On March 21, 2019, the Company filed SEC Schedule 14C notifying shareholders of common stock that a majority of our capital stock entitled to vote (the “Majority Shareholders”) approved by written consent in lieu of a meeting of shareholders an amendment to the Company’s Certificate of Formation (the “Amendment”) to accomplish the following actions (the “Corporate Actions”):

 

 

(1) the effectuation of a 1-for-100 reverse stock split of the Company’s outstanding Common Stock such that every Shareholder shall receive one share of Common Stock for every 100 shares of Common Stock held (the “Reverse Stock Split”);

 

 

(2) upon the effectiveness of the Reverse Stock Split, the reduction of the authorized capital stock of the Company to 20,000,000 shares of Common Stock and 2,000,000 shares of preferred stock; and

 

 

(3) the change of the name of the Company to: Sanara MedTech, Inc.

 

The written consent of the Majority Shareholders constitutes the required approval of the Company’s Shareholders and is sufficient under the Texas Business Organizations Code (the “TBOC”) and the Company’s Certificate of Formation and Bylaws to approve the Corporate Actions described above.

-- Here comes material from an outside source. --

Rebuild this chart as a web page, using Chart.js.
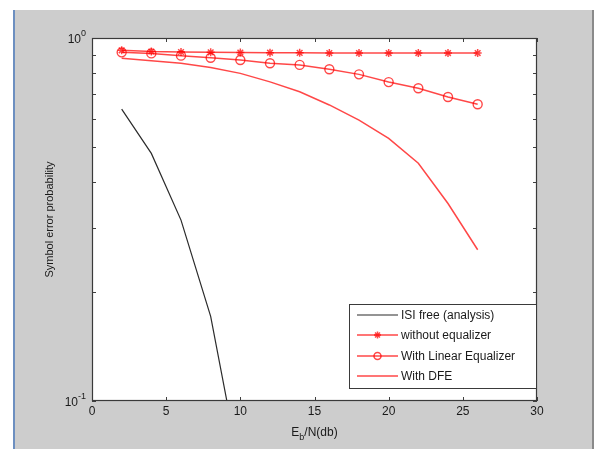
<!DOCTYPE html>
<html>
<head>
<meta charset="utf-8">
<script src="https://cdn.jsdelivr.net/npm/chart.js@4.4.1/dist/chart.umd.min.js"></script>
<style>
  html, body { margin: 0; padding: 0; background: #ffffff; }
  #wrap { width: 595px; height: 449px; }
</style>
</head>
<body>
<div id="wrap"><canvas id="serChart" width="595" height="449"></canvas></div>
<script>
// Eb/N (dB) points
const ebN = [2, 4, 6, 8, 10, 12, 14, 16, 18, 20, 22, 24, 26];
const ebNIsi = [2, 4, 6, 8, 10];

// symbol error probability
const isiFree = [0.637, 0.481, 0.315, 0.171, 0.064];
const noEqualizer = [0.925, 0.918, 0.915, 0.913, 0.912, 0.911, 0.910, 0.909, 0.909, 0.909, 0.909, 0.909, 0.909];
const linearEq = [0.913, 0.907, 0.894, 0.882, 0.870, 0.852, 0.843, 0.820, 0.794, 0.756, 0.727, 0.688, 0.657];
const dfe = [0.879, 0.866, 0.852, 0.829, 0.799, 0.757, 0.711, 0.654, 0.594, 0.529, 0.452, 0.350, 0.261];

const seriesNames = ['ISI free (analysis)', 'without equalizer', 'With Linear Equalizer', 'With DFE'];

const xTicks = [0, 5, 10, 15, 20, 25, 30];
const yTicks = [0.1, 0.2, 0.3, 0.4, 0.5, 0.6, 0.7, 0.8, 0.9, 1];

function toPoints(xs, ys) {
    return ys.map((v, i) => ({ x: xs[i], y: v }));
}

const RED = 'rgba(255, 0, 0, 0.72)';
const FONT = '"Liberation Sans", Arial, sans-serif';

// figure background, box, ticks, labels, legend (matlab look)
const matlabFrame = {
    id: 'matlabFrame',
    beforeDraw(chart) {
        const c = chart.ctx;
        const a = chart.chartArea;
        c.save();
        c.fillStyle = '#ffffff';
        c.fillRect(0, 0, chart.width, chart.height);
        c.fillStyle = '#cdcdcd';
        c.fillRect(13, 10, 580, 439);
        c.fillStyle = '#6d8fc0';
        c.fillRect(13, 10, 2, 439);
        c.fillStyle = '#8a8a8a';
        c.fillRect(592, 10, 2, 439);
        c.fillStyle = '#ffffff';
        c.fillRect(a.left, a.top, a.right - a.left, a.bottom - a.top);
        c.restore();
    },
    afterDraw(chart) {
        const c = chart.ctx;
        const a = chart.chartArea;
        const xs = chart.scales.x;
        const ys = chart.scales.y;
        c.save();

        // ticks pointing inwards
        c.strokeStyle = '#404040';
        c.lineWidth = 1;
        c.beginPath();
        xTicks.forEach(t => {
            const px = Math.round(xs.getPixelForValue(t)) + 0.5;
            c.moveTo(px, a.bottom); c.lineTo(px, a.bottom - 4);
            c.moveTo(px, a.top); c.lineTo(px, a.top + 4);
        });
        yTicks.forEach(t => {
            const py = Math.round(ys.getPixelForValue(t)) + 0.5;
            c.moveTo(a.left, py); c.lineTo(a.left + 4, py);
            c.moveTo(a.right, py); c.lineTo(a.right - 4, py);
        });
        c.stroke();

        // box
        c.strokeStyle = '#3a3a3a';
        c.lineWidth = 1.2;
        c.strokeRect(a.left + 0.5, a.top + 0.5, a.right - a.left - 1, a.bottom - a.top - 1);

        // x tick labels
        c.fillStyle = '#1a1a1a';
        c.font = '12px ' + FONT;
        c.textAlign = 'center';
        c.textBaseline = 'top';
        xTicks.forEach(t => {
            c.fillText(String(t), xs.getPixelForValue(t), a.bottom + 5);
        });

        // y tick labels 10^0 and 10^-1
        [[1, '0'], [0.1, '-1']].forEach(([v, ex]) => {
            const py = ys.getPixelForValue(v);
            c.font = '9px ' + FONT;
            c.textAlign = 'right';
            c.textBaseline = 'alphabetic';
            const exW = c.measureText(ex).width;
            c.fillText(ex, a.left - 6, py - 2);
            c.font = '12px ' + FONT;
            c.fillText('10', a.left - 6 - exW, py + 5);
        });

        // axis titles
        c.font = '11px ' + FONT;
        c.textBaseline = 'middle';
        c.textAlign = 'center';
        c.save();
        c.translate(50, (a.top + a.bottom) / 2);
        c.rotate(-Math.PI / 2);
        c.fillText('Symbol error probability', 0, 0);
        c.restore();

        const cx = (a.left + a.right) / 2;
        const ty = 433;
        c.textAlign = 'left';
        c.font = '12px ' + FONT;
        const wE = c.measureText('E').width;
        c.font = '9px ' + FONT;
        const wB = c.measureText('b').width;
        c.font = '12px ' + FONT;
        const wR = c.measureText('/N(db)').width;
        let x0 = cx - (wE + wB + wR) / 2;
        c.fillText('E', x0, ty);
        c.font = '9px ' + FONT;
        c.fillText('b', x0 + wE, ty + 5);
        c.font = '12px ' + FONT;
        c.fillText('/N(db)', x0 + wE + wB, ty);

        // legend box inside plot
        const lx = 349, ly = 304, lw = 187, lh = 84;
        c.fillStyle = '#ffffff';
        c.fillRect(lx, ly, lw, lh);
        c.strokeStyle = '#3a3a3a';
        c.lineWidth = 1;
        c.strokeRect(lx + 0.5, ly + 0.5, lw, lh);
        const rows = [315, 335, 356, 376];
        chart.data.datasets.forEach((ds, i) => {
            const ry = rows[i];
            c.strokeStyle = ds.borderColor;
            c.lineWidth = ds.borderWidth;
            c.beginPath();
            c.moveTo(357, ry); c.lineTo(398, ry);
            c.stroke();
            if (ds.pointStyle === 'star') {
                Chart.helpers.drawPoint(c, { pointStyle: 'star', radius: 3.5, borderWidth: 1.5 }, 377.5, ry);
            } else if (ds.pointStyle === 'circle' && ds.pointRadius > 0) {
                c.beginPath();
                c.arc(377.5, ry, 3.5, 0, Math.PI * 2);
                c.stroke();
            }
            c.fillStyle = '#1a1a1a';
            c.font = '12px ' + FONT;
            c.textAlign = 'left';
            c.textBaseline = 'middle';
            c.fillText(ds.label, 401, ry + 1);
        });

        c.restore();
    }
};

new Chart(document.getElementById('serChart'), {
    type: 'line',
    data: {
        datasets: [
            {
                label: seriesNames[0],
                data: toPoints(ebNIsi, isiFree),
                borderColor: '#2b2b2b',
                borderWidth: 1.2,
                pointRadius: 0,
                fill: false
            },
            {
                label: seriesNames[1],
                data: toPoints(ebN, noEqualizer),
                borderColor: RED,
                borderWidth: 1.5,
                pointStyle: 'star',
                pointRadius: 4,
                pointBorderWidth: 1.5,
                pointBorderColor: RED,
                fill: false
            },
            {
                label: seriesNames[2],
                data: toPoints(ebN, linearEq),
                borderColor: RED,
                borderWidth: 1.5,
                pointStyle: 'circle',
                pointRadius: 4.5,
                pointBorderWidth: 1.4,
                pointBorderColor: RED,
                pointBackgroundColor: 'rgba(0,0,0,0)',
                fill: false
            },
            {
                label: seriesNames[3],
                data: toPoints(ebN, dfe),
                borderColor: RED,
                borderWidth: 1.5,
                pointRadius: 0,
                fill: false
            }
        ]
    },
    options: {
        responsive: false,
        animation: false,
        layout: { padding: { left: 92, right: 58, top: 38, bottom: 48 } },
        plugins: {
            legend: { display: false },
            tooltip: { enabled: false }
        },
        scales: {
            x: { type: 'linear', min: 0, max: 30, display: false },
            y: { type: 'logarithmic', min: 0.1, max: 1, display: false }
        }
    },
    plugins: [matlabFrame]
});
</script>
</body>
</html>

No further action is required from the remaining Shareholders. Accordingly, the Corporate Actions are not being submitted to these other Shareholders for a vote.

 

The Company anticipates that these changes will take effect near the end of April or early May, 2019. When it becomes effective, the reverse stock split will not change a shareholder's ownership percentage of the Company's common stock, except for the small effect where the reverse stock split would result in a shareholder owning a fractional share. No fractional shares will be issued as a result of the reverse split. Shareholders who would otherwise be entitled to receive a fractional share will instead receive a cash payment based on the market price of a share of common stock on the day after the reverse stock split becomes effective.

 

The conversion and voting provisions of the Company's Series F Convertible Preferred Stock will be proportionally adjusted by a factor of 100 to reflect the reverse stock split. All of the Company's outstanding stock options will also be proportionally adjusted to reflect the reverse split, in accordance with the terms of the plans, agreements or arrangements governing such securities.